Nigeria is easily Dante’s Inferno. A journey through hell. The massacre of thousands of innocents on the grounds of tribalism or religious loathing happens means nothing. The murderous killers paid to execute the bloody sprees and their sponsors go scot free. The state and police merely pile up body counts and record rapidly growing statistics of the murdered.
Until we define our core values as a country, the powerful among us will continue to use the tribe as a weapon for self aggrandisement, no matter the scale of bloodletting and destruction. Until the individual’s rights to equal opportunities anywhere in the country is guaranteed and is of greater import than the tribe, we will not know justice and fairness.
Until every Nigerian citizen is judged not by tribe but by character and contribution, nationhood will be a pipe dream. Until we put premium on the life, liberty and equality of every citizen, the vision of the patriotic Nigerian will never be attained. Until the oligarch sponsors who stoke embers of tribalism, religiosity and regionalism and their thugs who threaten, attack, destroy and murder, even one citizen, are brought swiftly and promptly to justice, Nigeria will remain a joke of a nation.
The militarisation of our collective psyche since 1966/67 has to be deliberately and systematically scrubbed off. It must be replaced with the enforcement of civil law, protection of individual’s rights and the inculcation of the culture of core values and democratic tenets to unify, rather than divide. Only then will Nigeria know justice. Until then, the country will be riven by the evils and divisiveness of tribalism, religiosity, regionalism and impunity. The bitter truth of our existence, however, is that Nigeria is today run by sadist tribal and religious warlords who masquerade as politicians, leaders, elders and intellectuals.
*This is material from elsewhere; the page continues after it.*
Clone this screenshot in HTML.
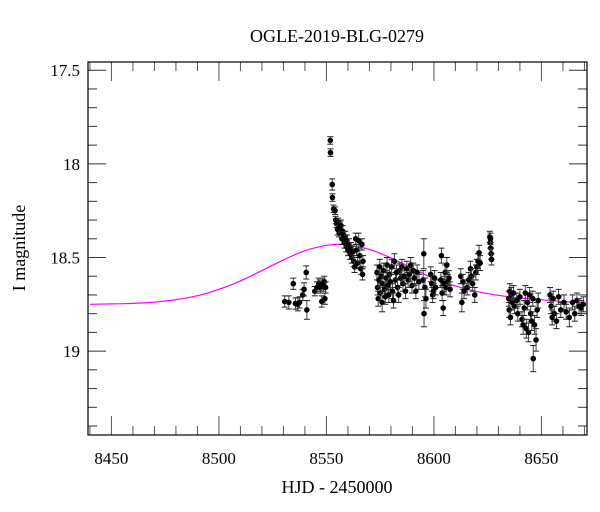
<!DOCTYPE html>
<html><head><meta charset="utf-8"><style>
html,body{margin:0;padding:0;background:#fff;width:600px;height:512px;overflow:hidden}
svg text{font-family:"Liberation Serif","DejaVu Serif",serif;fill:#000}
</style></head><body>
<svg id="chart" width="600" height="512" viewBox="0 0 600 512">
<text x="337" y="42" text-anchor="middle" font-size="18">OGLE-2019-BLG-0279</text>
<text x="337" y="493" text-anchor="middle" font-size="18">HJD - 2450000</text>
<text transform="translate(25,248) rotate(-90)" text-anchor="middle" font-size="18">I magnitude</text>
<g id="ticks"></g>
<g id="model"></g>
<g id="pts"></g>
<rect x="88" y="62" width="499" height="373" fill="none" stroke="#000" stroke-width="1.2"/>
</svg>
<script>
const xTicks=[8450,8500,8550,8600,8650];
const yTicks=[17.5,18,18.5,19];
const modelDays=[8440,8450,8460,8470,8480,8490,8500,8510,8520,8530,8540,8550,8556,8560,8570,8580,8590,8600,8610,8620,8630,8640,8650,8660,8670];
const modelMags=[18.750,18.748,18.745,18.738,18.725,18.704,18.670,18.625,18.570,18.513,18.464,18.435,18.430,18.432,18.457,18.502,18.558,18.612,18.652,18.682,18.702,18.716,18.726,18.735,18.742];
const days=[8530.6,8532.5,8534.6,8535.6,8536.7,8537.5,8539.0,8539.6,8540.6,8540.9,8544.6,8545.6,8546.4,8546.9,8547.3,8547.8,8548.2,8548.6,8549.0,8549.3,8549.6,
8551.8,8551.9,8552.7,8552.8,8553.3,8554.0,8554.3,8554.8,8555.2,8555.5,8555.9,8556.3,8556.8,8557.2,8557.6,8558.0,8558.4,8558.8,8559.2,8559.6,8560.0,8560.5,8561.0,8561.4,8561.8,8562.3,8562.7,8563.1,8563.6,8564.0,8564.5,8565.0,8565.5,8566.0,8566.5,8567.0,8566.8,
8573.5,8573.8,8574.1,8574.4,8574.8,8575.1,8575.5,8575.9,8576.2,8576.6,8577.0,8577.4,8577.8,8578.2,8578.6,8579.0,8579.4,8579.8,8580.3,8580.7,8581.2,8581.6,8582.1,8582.6,8583.1,8583.6,8584.1,8584.6,8585.1,8585.6,8586.2,8586.8,8587.4,8588.0,8588.6,8589.2,8589.8,8590.4,8591.0,8591.6,8592.2,8593.0,8595.3,8595.4,8595.0,8595.8,8596.3,8598.5,8599.0,8599.4,8599.8,8600.3,8600.8,8603.5,8603.2,8603.8,8604.3,8604.7,8605.2,8605.6,8606.0,8606.5,8607.0,8607.5,8612.5,8613.0,8613.5,8614.0,8615.5,8616.2,8617.0,8617.5,8618.0,8619.0,8619.5,8620.0,8620.5,8621.0,8621.5,8626.0,8626.2,8626.4,8626.6,8626.8,8626.3,
8634.8,8635.0,8635.3,8635.6,8636.0,8636.4,8637.0,8637.5,8638.5,8639.0,8640.0,8641.0,8641.5,8642.0,8642.5,8643.0,8643.5,8644.0,8644.5,8645.0,8645.5,8646.0,8646.2,8646.8,8647.5,8648.0,8648.5,8654.0,8654.5,8655.0,8655.5,8656.0,8657.0,8658.0,8659.0,8660.5,8661.5,8663.0,8664.5,8665.5,8666.5,8667.5,8668.5,8669.5];
const mags=[18.735,18.74,18.64,18.746,18.75,18.74,18.70,18.67,18.58,18.78,18.68,18.66,18.64,18.65,18.66,18.735,18.64,18.65,18.63,18.72,18.66,
17.875,17.94,18.11,18.18,18.24,18.25,18.30,18.32,18.35,18.31,18.37,18.34,18.33,18.40,18.36,18.38,18.42,18.39,18.44,18.41,18.46,18.43,18.48,18.45,18.50,18.47,18.52,18.55,18.40,18.46,18.53,18.41,18.49,18.56,18.43,18.52,18.59,
18.58,18.66,18.72,18.62,18.55,18.69,18.60,18.74,18.64,18.57,18.67,18.71,18.61,18.54,18.65,18.70,18.59,18.63,18.55,18.68,18.73,18.52,18.62,18.58,18.66,18.70,18.57,18.61,18.55,18.64,18.60,18.68,18.56,18.62,18.59,18.54,18.65,18.57,18.61,18.68,18.58,18.63,18.48,18.80,18.62,18.66,18.72,18.59,18.64,18.70,18.68,18.61,18.66,18.49,18.62,18.69,18.77,18.64,18.58,18.66,18.54,18.63,18.61,18.67,18.60,18.74,18.63,18.68,18.66,18.62,18.56,18.60,18.64,18.70,18.58,18.55,18.52,18.475,18.53,18.39,18.42,18.45,18.48,18.51,18.40,
18.72,18.78,18.68,18.82,18.70,18.74,18.69,18.76,18.73,18.80,18.71,18.83,18.86,18.77,18.69,18.88,18.74,18.90,18.70,18.80,18.84,18.72,19.04,18.86,18.94,18.78,18.73,18.70,18.76,18.82,18.72,18.80,18.84,18.71,18.78,18.74,18.79,18.82,18.74,18.80,18.73,18.76,18.77,18.75];
const errs=[0.03,0.035,0.03,0.03,0.035,0.03,0.03,0.035,0.035,0.05,0.025,0.03,0.03,0.03,0.03,0.03,0.03,0.03,0.03,0.03,0.03,
0.02,0.02,0.03,0.02,0.02,0.02,0.02,0.02,0.03,0.02,0.02,0.03,0.03,0.03,0.03,0.02,0.03,0.03,0.03,0.03,0.03,0.03,0.03,0.03,0.03,0.03,0.03,0.03,0.03,0.03,0.03,0.04,0.03,0.03,0.03,0.03,0.03,
0.04,0.04,0.04,0.04,0.04,0.04,0.04,0.05,0.04,0.04,0.04,0.04,0.04,0.04,0.04,0.04,0.04,0.04,0.04,0.04,0.04,0.04,0.04,0.04,0.04,0.04,0.04,0.04,0.04,0.04,0.04,0.04,0.04,0.04,0.04,0.04,0.04,0.04,0.04,0.04,0.04,0.04,0.08,0.07,0.05,0.05,0.05,0.04,0.04,0.04,0.04,0.04,0.04,0.04,0.04,0.04,0.04,0.04,0.04,0.04,0.04,0.04,0.04,0.04,0.04,0.05,0.04,0.04,0.04,0.04,0.04,0.04,0.04,0.04,0.04,0.04,0.04,0.04,0.04,0.03,0.03,0.03,0.03,0.03,0.03,
0.04,0.04,0.04,0.04,0.04,0.04,0.04,0.04,0.04,0.04,0.04,0.04,0.05,0.04,0.04,0.05,0.04,0.05,0.04,0.04,0.05,0.04,0.07,0.05,0.06,0.04,0.04,0.04,0.04,0.04,0.04,0.04,0.04,0.04,0.04,0.04,0.04,0.05,0.04,0.04,0.04,0.04,0.04,0.04];

const NS='http://www.w3.org/2000/svg';
const X0=88,X1=587,Y0=62,Y1=435;
const dMin=8439.1,dMax=8671.2,mMin=17.456,mMax=19.448;
function xs(d){return X0+(d-dMin)/(dMax-dMin)*(X1-X0);}
function ys(m){return Y0+(m-mMin)/(mMax-mMin)*(Y1-Y0);}
function mk(tag,attrs,parent){const e=document.createElementNS(NS,tag);for(const k in attrs)e.setAttribute(k,attrs[k]);parent.appendChild(e);return e;}
const tg=document.getElementById('ticks');
for(let d=8440;d<=8670;d+=10){
  const major=xTicks.includes(d);const L=major?19:9;const x=xs(d);
  const t1=mk('line',{x1:x,x2:x,y1:Y1,y2:Y1-L,stroke:'#555','stroke-width':1},tg);
  
  
  mk('line',{x1:x,x2:x,y1:Y0,y2:Y0+L,stroke:'#555','stroke-width':1},tg);
}
xTicks.forEach(d=>{
  const t=mk('text',{x:xs(d),y:464,'text-anchor':'middle','font-size':17},tg);
  t.textContent=d;
  
  
});
for(let i=0;i<=19;i++){
  const m=17.5+i*0.1;const major=Math.abs(m*2-Math.round(m*2))<1e-6;const L=major?18:9;const y=ys(m);
  const t1=mk('line',{x1:X0,x2:X0+L,y1:y,y2:y,stroke:'#333','stroke-width':1},tg);
  
  
  mk('line',{x1:X1,x2:X1-L,y1:y,y2:y,stroke:'#333','stroke-width':1},tg);
}
yTicks.forEach(m=>{
  const t=mk('text',{x:80,y:ys(m)+6,'text-anchor':'end','font-size':17},tg);
  t.textContent=m;
  
  
});
const mg=document.getElementById('model');
const P=modelDays.map((d,i)=>[xs(d),ys(modelMags[i])]);
let dstr='M'+P[0][0].toFixed(1)+' '+P[0][1].toFixed(1);
for(let i=0;i<P.length-1;i++){
  const p0=P[Math.max(i-1,0)],p1=P[i],p2=P[i+1],p3=P[Math.min(i+2,P.length-1)];
  const c1=[p1[0]+(p2[0]-p0[0])/6,p1[1]+(p2[1]-p0[1])/6];
  const c2=[p2[0]-(p3[0]-p1[0])/6,p2[1]-(p3[1]-p1[1])/6];
  dstr+=' C'+c1[0].toFixed(1)+' '+c1[1].toFixed(1)+' '+c2[0].toFixed(1)+' '+c2[1].toFixed(1)+' '+p2[0].toFixed(1)+' '+p2[1].toFixed(1);
}
const p=mk('path',{d:dstr,fill:'none',stroke:'#ff00ff','stroke-width':1.2},mg);


const pg=document.getElementById('pts');
days.forEach((d,i)=>{
  const x=xs(d),y=ys(mags[i]),ya=ys(mags[i]-errs[i]),yb=ys(mags[i]+errs[i]);
  const g=mk('g',{},pg);
  
  
  mk('line',{x1:x,x2:x,y1:ya,y2:yb,stroke:'#444','stroke-width':1},g);
  mk('line',{x1:x-3,x2:x+3,y1:ya,y2:ya,stroke:'#222','stroke-width':1},g);
  mk('line',{x1:x-3,x2:x+3,y1:yb,y2:yb,stroke:'#222','stroke-width':1},g);
  mk('circle',{cx:x,cy:y,r:2.8,fill:'#000'},g);
});
</script>
</body></html>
The recourse to tribalism and tirade on who owns Lagos by an otherwise respected citizen, as Femi Kusa posited, is dangerous. It is fuel poured on smouldering evil, with a view to crackle it into destructive fire. But even more dangerous are the political oligarchs who, behind the scenes, sponsor tribal and religious outrages. Over the decades, hundreds of thousands of innocent citizens have been murdered in Nigeria, particularly in the north where massacres of Igbos and Christians are perennial bloody orgies. Perpetuators are never brought to justice. We hope Lagos will not become a slaughter house.
The country cannot continue on this killer trajectory. The Niger Delta militants, the Biafra agitators, even Boko Haram are wavelets warning of the tsunamis to come; a scorched earth fire destruction and desolation that will consume all of us and the country. We can avoid this scenario. We need to construct building blocks to protect individual rights and cement these with unifying core values. These blocks will stave off the tsunamis that will be generated by tribalism, religiosity and regionalism.
I repeat, when we choose citizens with character, capacity and productivity, rather than by tribe, we will generate effective leaders. When we promptly prosecute and convict the individual who breaks the law, no matter his tribe and status, we can then live in peaceful coexistence, assured of justice and fairness anywhere in the country. I hope Lagos will be the model for this vision and not be the bloody hotbed of evil tribalism.